Indonesia’s national oil and gas company is planning to issue its maiden green bonds within 12 months as it moves to secure funds to progress its renewable energy projects, in particular geothermal developments.
Pertamina finance director Emma Sri Martini said the bonds would help expand Pertamina’s green energy business to contribute between 10% and 15% of its total revenue within five years, compared to the current figure of less than 5%.
In addition to the planned green bonds, subsidiary Pertamina Geothermal Energy has plans for its initial public offering plus there is the potential for a merger of the three Indonesian state-owned geothermal players.
“We see an opportunity to be able to participate in this green bond issuance. Maybe not for this year. But for the next year, especially for funding the geothermal projects we are developing, it is very suitable for green bonds,” Emma said in a webinar last week.
Sunset for fossil fuels
“We realise that the sunset for fossil fuels will happen in 30 to 40 years down the road. Like it or not, we have to prepare to enter the energy transition period,” she told a webinar hosted by non-governmental organisation Climate Bonds Initiative (CBI), The Jakarta Post reported.
One potential bondholder is said to be Manulife Investment Management.
Pertamina is the second Indonesian state-owned energy company to unveil its plans to issue a sustainable finance instrument after national electricity company Perusahaan Listrik Negara, which is working with the Asian Development Bank to issue sustainable bonds later this year.
Data compiled by CBI show that Southeast Asian companies have raised $3.09 billion for geothermal projects through green bonds between 2016 and 2020.

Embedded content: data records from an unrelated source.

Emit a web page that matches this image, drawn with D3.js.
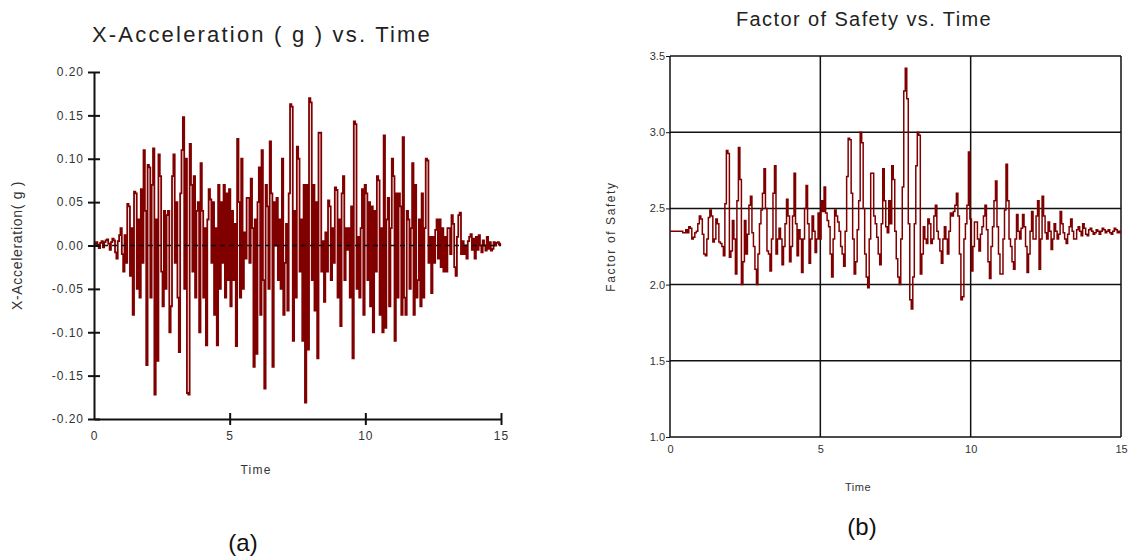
<!DOCTYPE html>
<html>
<head>
<meta charset="utf-8">
<script src="https://cdn.jsdelivr.net/npm/d3@7"></script>
<style>
  body { margin: 0; background: #fff; }
  svg { display: block; font-family: "Liberation Sans", Arial, sans-serif; }
</style>
</head>
<body>
<script>
// sample step (s) for both records
const dt = 0.05;

// (a) X-acceleration in g, one value every 0.05 s from 0 to 15 s
const accel = [
  0, 0.002, 0.004, 0.001, -0.003, 0.003, 0.005, -0.002, 0.004, 0.006, 0.007, 0.002, -0.005, 0.004, 0.008, 0.006, -0.008, -0.015, 0.005, 0.012,
  0.02, -0.01, -0.03, 0.012, -0.02, 0.048, 0.045, -0.035, 0.02, -0.08, 0.062, 0.06, -0.05, 0.03, -0.06, 0.065, -0.02, 0.11, 0.04, -0.138,
  0.093, 0.09, -0.06, 0.07, 0.112, -0.172, 0.03, -0.133, 0.105, 0.08, -0.03, -0.07, 0.04, -0.05, 0.035, 0.04, -0.1, -0.07, 0.08, 0.105,
  -0.02, 0.05, -0.06, -0.123, 0.06, 0.11, 0.148, -0.05, 0.1, -0.17, -0.172, 0.117, 0.07, -0.03, 0.08, -0.06, 0.04, 0.05, -0.1, 0.095,
  0.04, -0.06, 0.02, -0.115, 0.03, 0.065, 0.053, -0.02, 0.05, -0.08, 0.02, -0.115, 0.07, -0.05, 0.05, -0.02, 0.07, -0.06, 0.06, -0.04,
  0.065, -0.07, 0.04, -0.04, 0.025, -0.116, 0.123, 0.05, -0.06, 0.1, -0.05, 0.015, -0.015, 0.055, 0.055, -0.02, 0.077, 0.02, -0.14, 0.03,
  -0.125, 0.05, 0.09, -0.08, 0.11, -0.04, -0.165, 0.07, 0.045, -0.05, 0.12, 0.06, -0.14, 0.05, 0.0, 0.055, -0.04, 0.03, -0.05, 0.1,
  -0.08, -0.02, 0.025, -0.075, 0.06, 0.163, 0.16, -0.11, 0.04, -0.06, 0.114, 0.1, -0.03, 0.03, -0.11, 0.07, -0.181, 0.07, -0.12, 0.17,
  0.165, -0.04, 0.07, -0.075, 0.05, -0.13, 0.13, 0.13, -0.03, 0.005, -0.065, 0.015, -0.03, 0.052, 0.045, -0.04, 0.02, -0.02, 0.067, 0.064,
  -0.06, 0.03, -0.093, 0.06, 0.08, -0.04, 0.02, -0.005, 0.02, -0.06, 0.045, -0.13, 0.143, 0.14, -0.05, 0.01, -0.06, 0.02, 0.065, -0.08,
  0.07, 0.06, -0.04, 0.05, -0.07, 0.045, -0.1, 0.04, -0.03, 0.08, 0.075, -0.08, 0.02, -0.1, 0.127, -0.095, 0.03, 0.055, -0.07, 0.02,
  0.1, 0.08, -0.11, 0.06, -0.06, 0.06, 0.045, -0.08, 0.125, -0.06, -0.08, 0.04, 0.03, -0.05, 0.02, 0.095, -0.08, 0.07, -0.06, -0.04,
  0.03, -0.07, 0.06, -0.06, 0.02, 0.1, 0.098, -0.02, 0.01, -0.055, 0.01, -0.02, 0.018, 0.03, -0.015, 0.03, -0.025, 0.02, -0.03, 0.01,
  -0.03, 0.02, 0.02, -0.01, 0.035, 0.025, -0.025, -0.035, 0.01, 0.035, 0.038, -0.01, 0.005, -0.01, 0.0, -0.015, 0.005, 0.01, 0.013, -0.005,
  0.008, -0.015, 0.01, -0.005, 0.012, 0.0, -0.008, 0.006, 0.0, -0.006, 0.01, -0.004, 0.004, -0.006, -0.004, 0.004, 0.0, 0.003, 0.004, 0.001,
  0.002
];

// (b) factor of safety, same time base
const fos = [
  2.35, 2.35, 2.35, 2.35, 2.35, 2.35, 2.35, 2.35, 2.35, 2.34, 2.34, 2.36, 2.34, 2.38, 2.37, 2.30, 2.31, 2.34, 2.35, 2.40,
  2.45, 2.43, 2.33, 2.20, 2.19, 2.30, 2.44, 2.49, 2.45, 2.28, 2.30, 2.43, 2.40, 2.28, 2.27, 2.25, 2.19, 2.53, 2.88, 2.86,
  2.18, 2.22, 2.42, 2.30, 2.07, 2.55, 2.90, 2.69, 2.00, 2.15, 2.42, 2.20, 2.33, 2.52, 2.58, 2.34, 2.25, 2.10, 2.00, 2.20,
  2.40, 2.49, 2.60, 2.76, 2.50, 2.22, 2.20, 2.09, 2.30, 2.60, 2.78, 2.20, 2.30, 2.37, 2.30, 2.13, 2.25, 2.40, 2.56, 2.45,
  2.15, 2.25, 2.45, 2.73, 2.40, 2.19, 2.36, 2.30, 2.08, 2.30, 2.50, 2.65, 2.40, 2.14, 2.30, 2.45, 2.35, 2.21, 2.30, 2.47,
  2.30, 2.55, 2.48, 2.64, 2.47, 2.42, 2.38, 2.20, 2.05, 2.30, 2.49, 2.45, 2.41, 2.35, 2.25, 2.20, 2.12, 2.35, 2.71, 2.96,
  2.95, 2.60, 2.30, 2.07, 2.15, 2.36, 2.55, 3.00, 2.93, 2.50, 2.20, 2.05, 1.98, 2.30, 2.73, 2.73, 2.45, 2.40, 2.31, 2.20,
  2.13, 2.40, 2.76, 2.55, 2.38, 2.34, 2.55, 2.40, 2.78, 2.69, 2.35, 2.17, 2.05, 2.00, 2.30, 2.64, 3.27, 3.42, 3.22, 2.40,
  1.90, 1.84, 2.05, 2.40, 2.78, 3.00, 2.98, 2.07, 2.20, 2.38, 2.30, 2.27, 2.43, 2.40, 2.27, 2.30, 2.45, 2.52, 2.35, 2.30,
  2.22, 2.14, 2.30, 2.38, 2.30, 2.20, 2.35, 2.47, 2.45, 2.48, 2.52, 2.60, 2.45, 2.20, 1.90, 1.92, 2.30, 2.40, 2.52, 2.87,
  2.43, 2.09, 2.25, 2.41, 2.41, 2.30, 2.22, 2.33, 2.38, 2.45, 2.52, 2.36, 2.15, 2.04, 2.25, 2.38, 2.55, 2.68, 2.38, 2.20,
  2.07, 2.07, 2.30, 2.49, 2.79, 2.55, 2.30, 2.25, 2.15, 2.10, 2.30, 2.46, 2.35, 2.30, 2.37, 2.46, 2.38, 2.25, 2.08, 2.20,
  2.35, 2.48, 2.30, 2.30, 2.45, 2.55, 2.10, 2.30, 2.58, 2.45, 2.34, 2.30, 2.41, 2.35, 2.23, 2.30, 2.40, 2.35, 2.30, 2.33,
  2.48, 2.40, 2.34, 2.30, 2.27, 2.33, 2.38, 2.43, 2.35, 2.30, 2.30, 2.36, 2.38, 2.35, 2.32, 2.40, 2.37, 2.33, 2.32, 2.36,
  2.37, 2.35, 2.33, 2.34, 2.36, 2.35, 2.33, 2.35, 2.37, 2.36, 2.34, 2.35, 2.36, 2.34, 2.33, 2.35, 2.37, 2.36, 2.34, 2.35,
  2.34
];

const timeTicks = [0, 5, 10, 15];
const accelTicks = [-0.2, -0.15, -0.1, -0.05, 0, 0.05, 0.1, 0.15, 0.2];
const fosTicks = [1.0, 1.5, 2.0, 2.5, 3.0, 3.5];

const lineColor = "#800000";
const textColor = "#222";

// plain hyphen for negatives, like the original plot
const fmt2 = v => d3.format(".2f")(v).replace("\u2212", "-");
const fmt1 = v => d3.format(".1f")(v);

const svg = d3.select("body").append("svg")
  .attr("width", 1133)
  .attr("height", 558);

// ---------- (a) acceleration ----------
const a = { left: 94, right: 501, top: 72, bottom: 419 };
const xA = d3.scaleLinear().domain([0, 15]).range([a.left, a.right]);
const yA = d3.scaleLinear().domain([-0.2, 0.2]).range([a.bottom, a.top]);

const lineA = d3.line()
  .x((d, i) => xA(i * dt))
  .y(d => yA(d))
  .curve(d3.curveStep);

svg.append("path")
  .attr("d", lineA(accel))
  .attr("fill", "none")
  .attr("stroke", lineColor)
  .attr("stroke-width", 1.8);

// zero line drawn over the record
svg.append("line")
  .attr("x1", xA(0)).attr("x2", xA(15))
  .attr("y1", yA(0)).attr("y2", yA(0))
  .attr("stroke", "#111")
  .attr("stroke-width", 1.5)
  .attr("stroke-dasharray", "5,4");

const gyA = svg.append("g")
  .attr("transform", `translate(${a.left},0)`)
  .call(d3.axisLeft(yA).tickValues(accelTicks).tickFormat(fmt2).tickSize(6).tickPadding(4).tickSizeOuter(0));
gyA.selectAll(".tick line").attr("x1", 6);

const gxA = svg.append("g")
  .attr("transform", `translate(0,${a.bottom})`)
  .call(d3.axisBottom(xA).tickValues(timeTicks).tickSize(6).tickPadding(6).tickSizeOuter(0));
gxA.selectAll(".tick line").attr("y1", -6).filter(d => d === 0).remove();

[gyA, gxA].forEach(g => {
  g.select(".domain").attr("stroke", "#111").attr("stroke-width", 2);
  g.selectAll(".tick line").attr("stroke", "#111").attr("stroke-width", 2);
  g.selectAll(".tick text")
    .attr("fill", "#333")
    .attr("font-size", 12)
    .attr("letter-spacing", "0.08em")
    .attr("font-family", "Liberation Sans, Arial, sans-serif");
});

svg.append("text")
  .attr("x", 262).attr("y", 42)
  .attr("text-anchor", "middle")
  .attr("font-size", 22)
  .attr("letter-spacing", "0.1em")
  .attr("fill", textColor)
  .text("X-Acceleration ( g ) vs. Time");

svg.append("text")
  .attr("transform", `translate(22,${(a.top + a.bottom) / 2}) rotate(-90)`)
  .attr("text-anchor", "middle")
  .attr("font-size", 14)
  .attr("letter-spacing", "0.05em")
  .attr("fill", "#333")
  .text("X-Acceleration( g )");

svg.append("text")
  .attr("x", 256).attr("y", 474)
  .attr("text-anchor", "middle")
  .attr("font-size", 12)
  .attr("letter-spacing", "0.1em")
  .attr("fill", "#333")
  .text("Time");

svg.append("text")
  .attr("x", 243).attr("y", 551)
  .attr("text-anchor", "middle")
  .attr("font-size", 24)
  .attr("fill", "#111")
  .text("(a)");

// ---------- (b) factor of safety ----------
const b = { left: 670, right: 1121, top: 56, bottom: 437 };
const xB = d3.scaleLinear().domain([0, 15]).range([b.left, b.right]);
const yB = d3.scaleLinear().domain([1.0, 3.5]).range([b.bottom, b.top]);

// grid
svg.append("g")
  .selectAll("line")
  .data(fosTicks)
  .join("line")
  .attr("x1", b.left).attr("x2", b.right)
  .attr("y1", d => yB(d)).attr("y2", d => yB(d))
  .attr("stroke", "#111").attr("stroke-width", 1.5);

svg.append("g")
  .selectAll("line")
  .data(timeTicks)
  .join("line")
  .attr("x1", d => xB(d)).attr("x2", d => xB(d))
  .attr("y1", b.top).attr("y2", b.bottom)
  .attr("stroke", "#111").attr("stroke-width", 1.5);

const lineB = d3.line()
  .x((d, i) => xB(i * dt))
  .y(d => yB(d))
  .curve(d3.curveStep);

svg.append("path")
  .attr("d", lineB(fos))
  .attr("fill", "none")
  .attr("stroke", lineColor)
  .attr("stroke-width", 1.5);

const gyB = svg.append("g")
  .attr("transform", `translate(${b.left},0)`)
  .call(d3.axisLeft(yB).tickValues(fosTicks).tickFormat(fmt1).tickSize(4).tickPadding(1).tickSizeOuter(0));

const gxB = svg.append("g")
  .attr("transform", `translate(0,${b.bottom})`)
  .call(d3.axisBottom(xB).tickValues(timeTicks).tickSize(0).tickPadding(8).tickSizeOuter(0));

[gyB, gxB].forEach(g => {
  g.select(".domain").remove();
  g.selectAll(".tick line").attr("stroke", "#111").attr("stroke-width", 1);
  g.selectAll(".tick text")
    .attr("fill", "#333")
    .attr("font-size", 11)
    .attr("font-family", "Liberation Sans, Arial, sans-serif");
});

svg.append("text")
  .attr("x", 864).attr("y", 26)
  .attr("text-anchor", "middle")
  .attr("font-size", 20)
  .attr("letter-spacing", "1.4px")
  .attr("fill", textColor)
  .text("Factor of Safety vs. Time");

svg.append("text")
  .attr("transform", `translate(615,${(b.top + b.bottom) / 2 - 10}) rotate(-90)`)
  .attr("text-anchor", "middle")
  .attr("font-size", 12)
  .attr("letter-spacing", "1.6px")
  .attr("fill", "#333")
  .text("Factor of Safety");

svg.append("text")
  .attr("x", 858).attr("y", 491)
  .attr("text-anchor", "middle")
  .attr("font-size", 11)
  .attr("letter-spacing", "0.5px")
  .attr("fill", "#333")
  .text("Time");

svg.append("text")
  .attr("x", 862).attr("y", 535)
  .attr("text-anchor", "middle")
  .attr("font-size", 24)
  .attr("fill", "#111")
  .text("(b)");
</script>
</body>
</html>
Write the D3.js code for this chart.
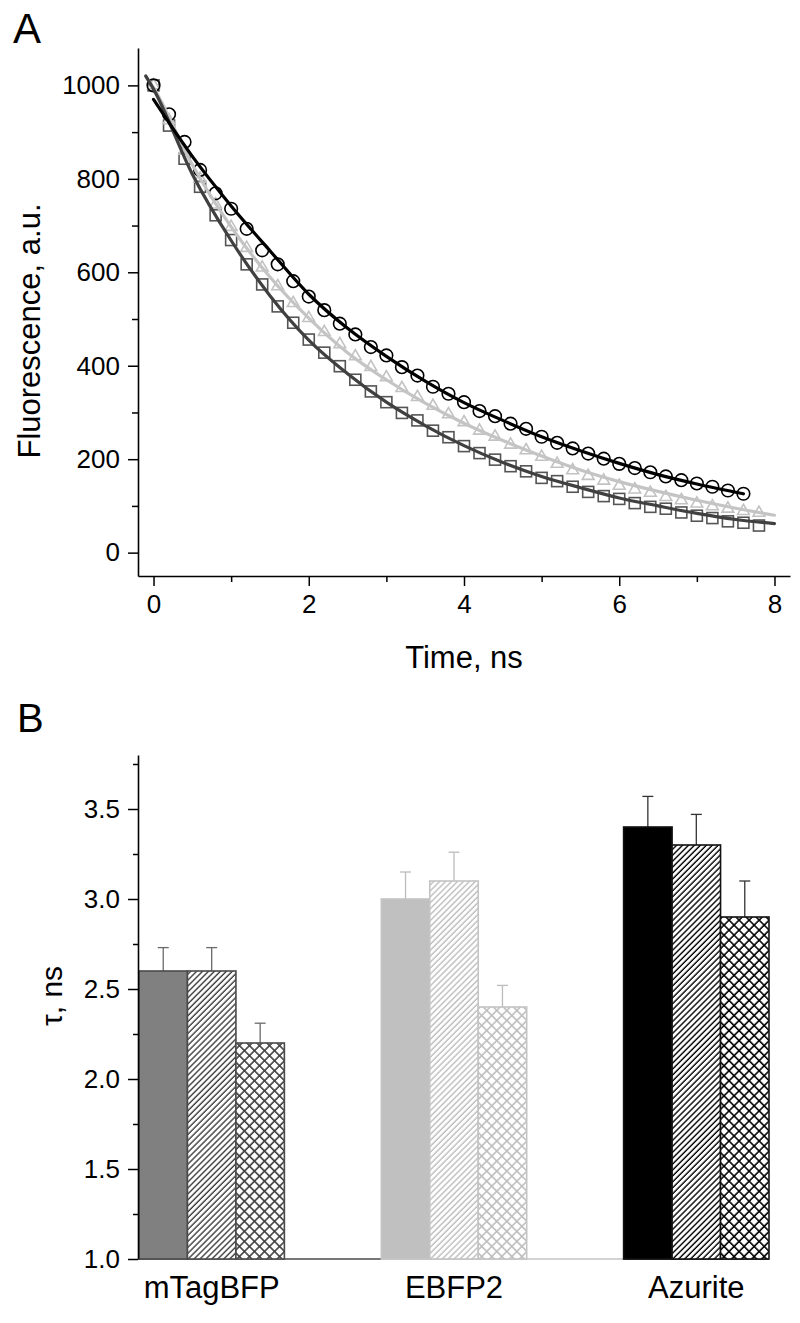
<!DOCTYPE html>
<html><head><meta charset="utf-8">
<script src="https://cdn.jsdelivr.net/npm/d3@7"></script>
<style>
body{margin:0;background:#fff}
svg{display:block}
text{font-family:"Liberation Sans",Arial,Helvetica,sans-serif;fill:#000}
</style>
</head><body>
<svg id="c" width="800" height="1323"></svg>
<script>
// ---------- Panel A data ----------
const times = [0,0.2,0.4,0.6,0.8,1.0,1.2,1.4,1.6,1.8,2.0,2.2,2.4,2.6,2.8,3.0,3.2,3.4,3.6,3.8,
               4.0,4.2,4.4,4.6,4.8,5.0,5.2,5.4,5.6,5.8,6.0,6.2,6.4,6.6,6.8,7.0,7.2,7.4,7.6,7.8];
const azuriteDecay = [1000,938,879,819,769,736,693,647,617,581,548,519,490,467,440,422,397,379,355,340,
                      322,303,292,276,265,248,235,223,212,201,190,181,172,163,155,148,141,133,126];
const ebfp2Decay   = [1000,925,860,800,745,697,652,610,570,534,502,472,446,420,397,375,352,333,314,296,
                      279,261,248,231,219,205,190,176,164,154,143,135,128,119,112,105,99,94,89,85];
const mtagDecay    = [1000,914,843,783,722,669,617,574,527,492,456,428,399,370,345,322,299,283,261,247,
                      228,213,199,185,174,160,153,141,130,121,115,106,98,94,86,79,74,67,64,58];
const fitTimesAz   = [0,0.5,1,1.5,2,2.5,3,3.5,4,4.5,5,5.5,6,6.5,7,7.6];
const fitAzurite   = [970,848,742,646,553,480,420,367,321,283,248,218,191,167,147,126];
const fitTimesLong = [-0.1,0,0.5,1,1.5,2,2.5,3,3.5,4,4.5,5,5.5,6,6.5,7,7.5,8];
const fitEbfp2     = [1020,995,830,697,590,502,428,370,320,277,240,207,177,152,131,112,95,80];
const fitMtag      = [1020,992,810,668,550,455,383,322,272,229,193,163,139,117,100,84,71,62];
const yTicksA = [0,200,400,600,800,1000];
const yMinorA = [100,300,500,700,900];
const xTicksA = [0,2,4,6,8];
const xMinorA = [1,3,5,7];

// ---------- Panel B data ----------
const categories = ["mTagBFP","EBFP2","Azurite"];
const conditions = ["condition 1","condition 2","condition 3"];
const tauValues = [[2.6,2.6,2.2],[3.0,3.1,2.4],[3.4,3.3,2.9]];
const tauErrors = [[0.13,0.13,0.11],[0.15,0.16,0.12],[0.17,0.17,0.20]];
const yTicksB = [1.0,1.5,2.0,2.5,3.0,3.5];
const yMinorB = [1.25,1.75,2.25,2.75,3.25,3.75];

// ---------- styles ----------
const groupColor = {"mTagBFP":{fill:"#808080",line:"#3c3c3c",stroke:"#4a4a4a",err:"#6a6a6a"},
                    "EBFP2":{fill:"#c0c0c0",line:"#bdbdbd",stroke:"#c4c4c4",err:"#bcbcbc"},
                    "Azurite":{fill:"#000000",line:"#000000",stroke:"#111111",err:"#333333"}};

const svg = d3.select("#c");
const defs = svg.append("defs");
categories.forEach((c,i)=>{
  const col = groupColor[c].line;
  const h = defs.append("pattern").attr("id","hatch"+i).attr("patternUnits","userSpaceOnUse")
    .attr("width",4.2).attr("height",10).attr("patternTransform","rotate(45)");
  h.append("rect").attr("width",4.2).attr("height",10).attr("fill","#fff");
  h.append("line").attr("x1",1).attr("x2",1).attr("y1",0).attr("y2",10)
    .attr("stroke",col).attr("stroke-width",1.4);
  const x = defs.append("pattern").attr("id","cross"+i).attr("patternUnits","userSpaceOnUse")
    .attr("width",7.1).attr("height",7.1).attr("patternTransform","rotate(45)");
  x.append("rect").attr("width",7.1).attr("height",7.1).attr("fill","#fff");
  x.append("line").attr("x1",1).attr("x2",1).attr("y1",0).attr("y2",7.1).attr("stroke",col).attr("stroke-width",1.6);
  x.append("line").attr("y1",1).attr("y2",1).attr("x1",0).attr("x2",7.1).attr("stroke",col).attr("stroke-width",1.6);
});

function styleAxis(g){
  g.select(".domain").attr("stroke","#000").attr("stroke-width",1.6);
  g.selectAll(".tick line").attr("stroke","#000").attr("stroke-width",1.5);
  g.selectAll(".tick text").style("font-size","26px").attr("fill","#000");
}

// ================= Panel A =================
const xA = d3.scaleLinear().domain([-0.2,8.2]).range([138,790]);
const yA = d3.scaleLinear().domain([-50,1080]).range([576,48]);

svg.append("text").attr("x",13).attr("y",43).style("font-size","42px").text("A");

const gyA = svg.append("g").attr("transform","translate(138,0)")
  .call(d3.axisLeft(yA).tickValues(yTicksA).tickFormat(d3.format("d")).tickSize(10).tickSizeOuter(0).tickPadding(8));
styleAxis(gyA);
svg.append("g").attr("transform","translate(138,0)")
  .call(d3.axisLeft(yA).tickValues(yMinorA).tickSize(6).tickSizeOuter(0).tickFormat(""))
  .call(g=>{g.select(".domain").remove();g.selectAll(".tick line").attr("stroke","#000").attr("stroke-width",1.5);});

const gxA = svg.append("g").attr("transform","translate(0,576)")
  .call(d3.axisBottom(xA).tickValues(xTicksA).tickFormat(d3.format("d")).tickSize(10).tickSizeOuter(0).tickPadding(9));
styleAxis(gxA);
svg.append("g").attr("transform","translate(0,576)")
  .call(d3.axisBottom(xA).tickValues(xMinorA).tickSize(6).tickSizeOuter(0).tickFormat(""))
  .call(g=>{g.select(".domain").remove();g.selectAll(".tick line").attr("stroke","#000").attr("stroke-width",1.5);});

svg.append("text").attr("transform","translate(40,331) rotate(-90)").attr("text-anchor","middle")
  .style("font-size","31px").text("Fluorescence, a.u.");
svg.append("text").attr("x",464).attr("y",668).attr("text-anchor","middle")
  .style("font-size","31px").text("Time, ns");

const plotA = svg.append("g");
// markers
plotA.selectAll("rect.sq").data(mtagDecay).join("rect").attr("class","sq")
  .attr("x",(d,i)=>xA(times[i])-5.5).attr("y",d=>yA(d)-5.5).attr("width",11).attr("height",11)
  .attr("fill","none").attr("stroke","#555").attr("stroke-width",1.6);
const tri = d3.symbol().type(d3.symbolTriangle).size(60);
plotA.selectAll("path.tr").data(ebfp2Decay).join("path").attr("class","tr")
  .attr("d",tri).attr("transform",(d,i)=>`translate(${xA(times[i])},${yA(d)})`)
  .attr("fill","none").attr("stroke","#c2c2c2").attr("stroke-width",1.6);
plotA.selectAll("circle.ci").data(azuriteDecay).join("circle").attr("class","ci")
  .attr("cx",(d,i)=>xA(times[i])).attr("cy",d=>yA(d)).attr("r",6.3)
  .attr("fill","none").attr("stroke","#000").attr("stroke-width",1.6);
// fit curves
const lineA = (tt)=>d3.line().x((d,i)=>xA(tt[i])).y(d=>yA(d)).curve(d3.curveMonotoneX);
plotA.append("path").datum(fitEbfp2).attr("d",lineA(fitTimesLong)).attr("fill","none")
  .attr("stroke","#c4c4c4").attr("stroke-width",3.2).attr("stroke-linecap","round");
plotA.append("path").datum(fitMtag).attr("d",lineA(fitTimesLong)).attr("fill","none")
  .attr("stroke","#404040").attr("stroke-width",3.2).attr("stroke-linecap","round");
plotA.append("path").datum(fitAzurite).attr("d",lineA(fitTimesAz)).attr("fill","none")
  .attr("stroke","#000").attr("stroke-width",3.2).attr("stroke-linecap","round");

// ================= Panel B =================
const yB = d3.scaleLinear().domain([1.0,3.8]).range([1259,755]);
const xB = d3.scaleBand().domain(categories).range([139,769]).paddingInner(0.4).paddingOuter(0);
const xSub = d3.scaleBand().domain(conditions).range([0,xB.bandwidth()]).padding(0);

svg.append("text").attr("x",17).attr("y",732).style("font-size","40px").text("B");

// baseline segments
categories.forEach((c,i)=>{
  const x0 = xB(c);
  const x1 = i<categories.length-1 ? xB(categories[i+1]) : xB(c)+xB.bandwidth();
  svg.append("line").attr("x1",x0).attr("x2",x1).attr("y1",yB(1.0)).attr("y2",yB(1.0))
    .attr("stroke",groupColor[c].stroke).attr("stroke-width",1.6);
});

const groups = svg.selectAll("g.grp").data(categories).join("g").attr("class","grp")
  .attr("transform",c=>`translate(${xB(c)},0)`);
groups.each(function(c,gi){
  const g = d3.select(this);
  const col = groupColor[c];
  conditions.forEach((k,j)=>{
    const v = tauValues[gi][j], e = tauErrors[gi][j];
    const cx = xSub(k)+xSub.bandwidth()/2;
    g.append("line").attr("x1",cx).attr("x2",cx).attr("y1",yB(v)).attr("y2",yB(v+e))
      .attr("stroke",col.err).attr("stroke-width",1.3);
    g.append("line").attr("x1",cx-5.5).attr("x2",cx+5.5).attr("y1",yB(v+e)).attr("y2",yB(v+e))
      .attr("stroke",col.err).attr("stroke-width",1.3);
    const fill = j===0 ? col.fill : (j===1 ? `url(#hatch${gi})` : `url(#cross${gi})`);
    g.append("rect").attr("x",xSub(k)).attr("y",yB(v)).attr("width",xSub.bandwidth())
      .attr("height",yB(1.0)-yB(v)).attr("fill",fill)
      .attr("stroke",col.stroke).attr("stroke-width",1.6);
  });
});

const gyB = svg.append("g").attr("transform","translate(138,0)")
  .call(d3.axisLeft(yB).tickValues(yTicksB).tickSize(10).tickSizeOuter(0).tickPadding(8).tickFormat(d3.format(".1f")));
styleAxis(gyB);
svg.append("g").attr("transform","translate(138,0)")
  .call(d3.axisLeft(yB).tickValues(yMinorB).tickSize(5).tickSizeOuter(0).tickFormat(""))
  .call(g=>{g.select(".domain").remove();g.selectAll(".tick line").attr("stroke","#000").attr("stroke-width",1.5);});

svg.selectAll("text.cat").data(categories).join("text").attr("class","cat")
  .attr("x",c=>xB(c)+xB.bandwidth()/2).attr("y",1298).attr("text-anchor","middle")
  .style("font-size","31px").text(c=>c);

svg.append("text").attr("transform","translate(62,996) rotate(-90)").attr("text-anchor","middle")
  .style("font-size","30px").text("τ, ns");
</script>
</body></html>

The lion’s share was raised by Indonesia’s Star Energy Geothermal, while companies in the Philippines also availed themselves of these financial instruments.
The green bonds were mostly denominated in US dollars, with issue sizes ranging between $60 million and $790 million.
“We are excited to hear that Pertamina will be specifically seeking funding for investments via green bonds... global investors are telling us they are very keen on new opportunities in clean energy," CBI chief executive Sean Kidney told The Jakarta Post.
Solar also on the radar
Pertamina is aiming to operate 10,000 megawatts of renewable energy power projects by 2026.
The company currently operates 4.146 gigawatts of power plants, of which almost 60% are geothermal projects. It also has its eye on solar energy projects and battery storage.
Indonesia is aiming to boost to 23% the share of green energy in its primary energy mix by the middle of this decade, up from 11.5% last year.
Climate Bonds Initiative is an international organisation, which says it is “working solely to mobilise the largest capital market of all, the $100 trillion bond market, for climate change solutions”.